E eles não ouviam porque o ruído de suas máquinas de guerra os havia deixado surdos, e eles vinham enviados pelo governo, este governo para quem a traição é a escada pela qual se sobe ao poder, enquanto para nós a lealdade é o plano igualitário que ansiamos para todos.

E o governo trazia sua legalidade na ponta das baionetas, enquanto nossa legalidade estava no consenso e na razão, pois queremos convencer enquanto o governo quer vencer, e dizemos que uma lei que tenha que recorrer ao emprego das armas para se fazer cumprir não merece o nome de lei e sim de arbitrariedade, por mais que esteja coberta de roupagens legalistas; e aquele para quem a lei é acompanhada pela força das armas é um ditador, mesmo que afirme ter sido eleito pela maioria.

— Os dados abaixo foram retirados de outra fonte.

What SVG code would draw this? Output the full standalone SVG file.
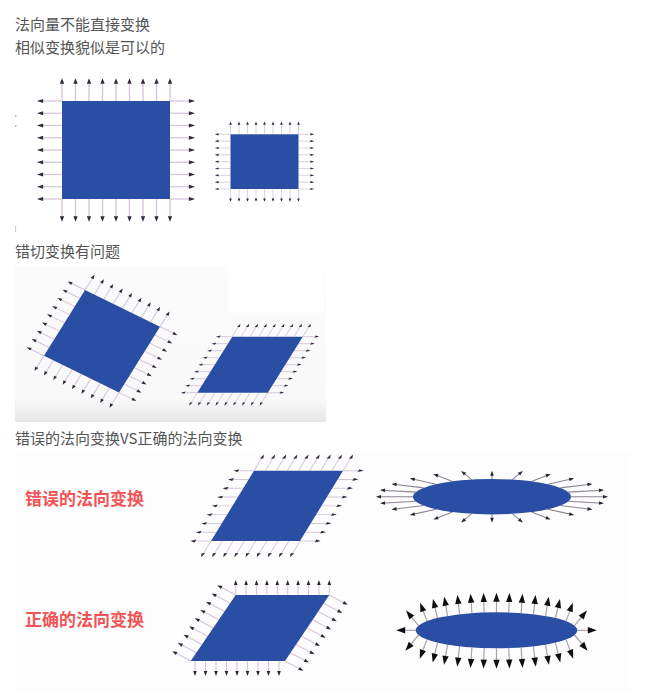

E veio a gente do governo, e disse que a legalidade estava restabelecida nas terras de Chiapas, e chegou com coletes à prova de balas e tanques, mas não ficou muito tempo porque se cansou de fazer discurso para as galinhas, os porcos, os cachorros, as vacas, os cavalos e um gato perdido.
Eis o que fez o governo, e vocês já sabem porque um bando de jornalistas assistiu e publicou. E é essa a legalidade que hoje reina sobre nossas terras. E eis o que foi a guerra pela “legalidade” e pela “soberania nacional” que o governo empreendeu contra os indígenas de Chiapas. O governo mexicano também guerreou contra os outros mexicanos, mas em vez de tanques e aviões lançou contra eles um programa econômico que também os matará, embora mais lentamente.

(…) Nós soubemos que houve manifestações, comícios e cartas, poemas, canções e filmes, e outras coisas para que não houvesse guerra em Chiapas. Soubemos que disseram “Não à Guerra!” na Espanha e na França e na Itália e na Alemanha e na Rússia e na Inglaterra e no Japão e na Coréia e no Canadá e nos Estados Unidos e na Argentina e no Uruguai e no Chile e na Venezuela e no Brasil, e em outros países. Se não o disseram, pensaram.

E vimos que há gente boa no mundo inteiro, e que essa gente vive mais perto do México do que o governo deste país.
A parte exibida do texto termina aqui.